Since becoming a South Texas ranch owner, Foulkrod has always leased to hunters. But since purchasing the L J Blessings Ranch, he has introduced commercial packaged hunts, as well. Hunters stay in a nearby four-bedroom house and eat their meals at the main lodge.
“We host only four hunters at a time,” Foulkrod says. “That way, we don't put too much pressure on the ranch.”
To accommodate additional ranch guests, he designed and built the place he calls The Lodge. Rooms for guests, seasonal staff and hunting guides are located at the back of the multi-use structure. An enclosed open-to-ceiling garage separates the guest area from the family's two-story home, which includes a roomy den, large kitchen, dining area, game room and four bedrooms.
“Hunting has changed,” says Foulkrod. “People can't stay on a lease two weeks like they used to. They want to go out three or four days, eat nice meals and be taken care of. As hosts, we want to facilitate their hunting success.”
Toward that goal, Foulkrod created 12 hunting sites across the ranch. Each has an elevated gun blind and bow blind, a water source and a camera, plus protein and corn feeders. All of the blinds on the ranch have been redesigned to better accommodate hunters. By next fall, an elevated blind with a chair lift will be available, as well.
“Hunters in wheelchairs are limited to blinds at ground level,” Foulkrod says. “I want to make hunting accessible to everyone, so I'm designing a special blind for hunters with disabilities.”
Each October, the ranch also hosts a youth weekend when kids can hunt.
Past a gate, Foulkrod drives into the “pig pen,” a 30-acre fenced area of brush where he keeps Russian boars that he only makes available occasionally for hunting.
“Everyone says I'm crazy to have pigs, but then they love to come and see them,” he says, chuckling. “When you have something that no one else has, that makes your place more special. Everyone wants what they don't have.”
Along the ranch's northern and eastern boundaries, he set aside a 300-acre “sanctuary,” where hunting is off limits and which he seldom visits.

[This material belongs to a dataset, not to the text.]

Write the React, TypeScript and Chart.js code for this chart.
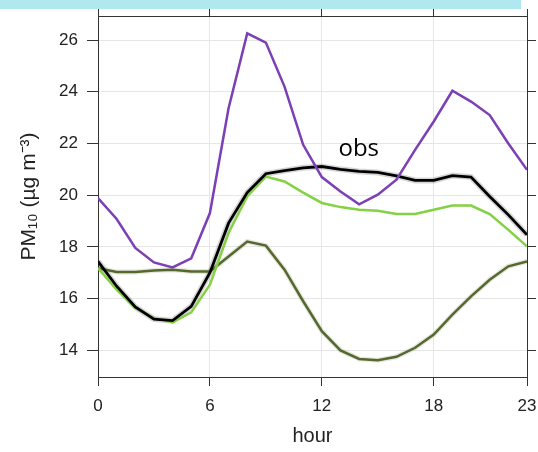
import React, { useEffect, useRef } from "react";
import { Chart, registerables } from "chart.js";

Chart.register(...registerables);

const hours = [0, 1, 2, 3, 4, 5, 6, 7, 8, 9, 10, 11, 12, 13, 14, 15, 16, 17, 18, 19, 20, 21, 22, 23];
const xTicks = [0, 6, 12, 18, 23];
const yTicks = [14, 16, 18, 20, 22, 24, 26];

const purpleSeries = [19.89, 19.08, 17.96, 17.4, 17.21, 17.56, 19.31, 23.36, 26.26, 25.9, 24.2, 21.95, 20.7, 20.14, 19.65, 20.02, 20.6, 21.75, 22.85, 24.04, 23.62, 23.1, 22.0, 20.98];
const obsSeries = [17.44, 16.48, 15.68, 15.21, 15.15, 15.7, 17.0, 18.92, 20.1, 20.83, 20.95, 21.06, 21.11, 21.0, 20.92, 20.88, 20.75, 20.57, 20.57, 20.76, 20.7, 19.95, 19.24, 18.47];
const lightGreenSeries = [17.18, 16.35, 15.64, 15.25, 15.08, 15.47, 16.54, 18.54, 19.95, 20.72, 20.53, 20.1, 19.7, 19.54, 19.44, 19.4, 19.27, 19.27, 19.44, 19.6, 19.6, 19.27, 18.66, 18.02];
const oliveSeries = [17.18, 17.03, 17.03, 17.09, 17.12, 17.05, 17.05, 17.63, 18.21, 18.05, 17.12, 15.9, 14.74, 14.0, 13.67, 13.62, 13.75, 14.1, 14.61, 15.38, 16.09, 16.73, 17.25, 17.44];

const obsLabel = { text: "obs", hour: 13.98, value: 21.53 };

const toPoints = (vals: number[]) => hours.map((h, i) => ({ x: h, y: vals[i] }));

const X_MIN = 0, X_MAX = 23, Y_MIN = 12.97, Y_MAX = 26.93;
const FRAME = "#333333";
const GRID = "#e6e6e6";
const FONT = "'Liberation Sans', Arial, sans-serif";

const obsLabelPlugin = {
  id: "obsLabel",
  afterDatasetsDraw(chart: any) {
    const { ctx, scales } = chart;
    const px = scales.x.getPixelForValue(obsLabel.hour);
    const py = scales.y.getPixelForValue(obsLabel.value);
    ctx.save();
    ctx.font = "24px 'Open Sans', sans-serif";
    ctx.fillStyle = "#000";
    ctx.textAlign = "center";
    ctx.textBaseline = "alphabetic";
    ctx.fillText(obsLabel.text, px, py);
    ctx.restore();
  },
};

const noPad = (s: any) => {
  s.paddingLeft = 0;
  s.paddingRight = 0;
  s.paddingTop = 0;
  s.paddingBottom = 0;
};

export default function App() {
  const ref = useRef<HTMLCanvasElement | null>(null);

  useEffect(() => {
    if (!ref.current) return;
    const line = (data: number[], color: string, width: number, order: number) => ({
      data: toPoints(data),
      borderColor: color,
      borderWidth: width,
      pointRadius: 0,
      fill: false,
      tension: 0,
      order,
      xAxisID: "x",
      yAxisID: "y",
    });
    const chart = new Chart(ref.current, {
      type: "line",
      data: {
        datasets: [
          line(purpleSeries, "#7b3fb6", 2.5, 1),
          line(obsSeries, "#000000", 2.8, 2),
          line(lightGreenSeries, "#84d143", 2.5, 3),
          line(oliveSeries, "#55682e", 2.5, 4),
          line(obsSeries, "rgba(0,0,0,0.16)", 6, 5),
          line(oliveSeries, "rgba(85,104,46,0.15)", 5, 6),
        ],
      },
      options: {
        animation: false,
        responsive: false,
        maintainAspectRatio: false,
        layout: { padding: { left: 13, right: 0, top: 0, bottom: 0 } },
        plugins: { legend: { display: false }, tooltip: { enabled: false } },
        scales: {
          x: {
            type: "linear",
            position: "bottom",
            min: X_MIN,
            max: X_MAX,
            afterBuildTicks: (s: any) => { s.ticks = xTicks.map((v) => ({ value: v })); },
            afterFit: (s: any) => { s.height = 75; noPad(s); },
            grid: { color: GRID, lineWidth: 1, tickLength: 9, tickColor: FRAME, tickWidth: 1 },
            border: { display: true, color: FRAME, width: 1 },
            ticks: { color: "#222", font: { family: FONT, size: 17 }, padding: 10, maxRotation: 0, autoSkip: false },
            title: { display: true, text: "hour", color: "#222", font: { family: FONT, size: 20 } },
          },
          x2: {
            type: "linear",
            position: "top",
            min: X_MIN,
            max: X_MAX,
            afterBuildTicks: (s: any) => { s.ticks = xTicks.map((v) => ({ value: v })); },
            afterFit: (s: any) => { s.height = 16; noPad(s); },
            grid: { drawOnChartArea: false, tickLength: 7, color: FRAME, tickColor: FRAME },
            border: { display: true, color: FRAME, width: 1 },
            ticks: { display: false },
          },
          y: {
            type: "linear",
            position: "left",
            min: Y_MIN,
            max: Y_MAX,
            afterBuildTicks: (s: any) => { s.ticks = yTicks.map((v) => ({ value: v })); },
            afterFit: (s: any) => { s.width = 85; noPad(s); },
            grid: { color: GRID, lineWidth: 1, tickLength: 11, tickColor: FRAME, tickWidth: 1 },
            border: { display: true, color: FRAME, width: 1 },
            ticks: { color: "#222", font: { family: FONT, size: 17 }, padding: 9 },
            title: { display: true, text: "PM₁₀ (µg m⁻³)", color: "#222", font: { family: FONT, size: 21 } },
          },
          y2: {
            type: "linear",
            position: "right",
            min: Y_MIN,
            max: Y_MAX,
            afterBuildTicks: (s: any) => { s.ticks = yTicks.map((v) => ({ value: v })); },
            afterFit: (s: any) => { s.width = 11; noPad(s); },
            grid: { drawOnChartArea: false, tickLength: 9, color: FRAME, tickColor: FRAME },
            border: { display: true, color: FRAME, width: 1 },
            ticks: { display: false },
          },
        },
      },
      plugins: [obsLabelPlugin],
    });
    return () => chart.destroy();
  }, []);

  return (
    <div style={{ position: "fixed", left: 0, top: 0, width: 538, height: 452, background: "#fff" }}>
      <canvas ref={ref} width={538} height={452} style={{ display: "block", width: 538, height: 452 }} />
      <div style={{ position: "absolute", left: 0, top: 0, width: 521, height: 9, background: "#b0e8f0" }} />
    </div>
  );
}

“Like people, deer need a haven where they're not pressured,” Foulkrod says. “In the sanctuary, does can bed with their fawns, and big bucks can go there and not be bothered.”
Later, atop a high point on the ranch, he brakes and gets out to survey the surrounding vistas, covered with mesquite, tasajillo, mountain laurel, whitebrush and cenizo.
“I could sell this place and hunt all over the world,” he reflects. “But I love to create. When I'm gone, whoever has this place will have a great ranch. It won't be the biggest, but it'll be the best ranch in South Texas.”
Ranch Stars in a TV Series
This fall, the Outdoor Channel will re-air a “Winchester Legends” episode starring Jim Foulkrod's uncle, celebrity hunter Bob Foulkrod, and the L J Blessings Ranch.
“Texas Whitetail” (Episode #2), televised earlier this year and filmed in 2012, brings the Foulkrod family together for Thanksgiving hunts at the South Texas ranch. The program primarily focuses on Bob, his son and two grandsons. Another episode, to air in 2014, follows hunts made by Jim Foulkrod, his father, Thomas Foulkrod, and Jim's daughter Leah Foulkrod.
Bob Foulkrod will revisit the L J Blessings Ranch in a future program to be sponsored by Bass Pro.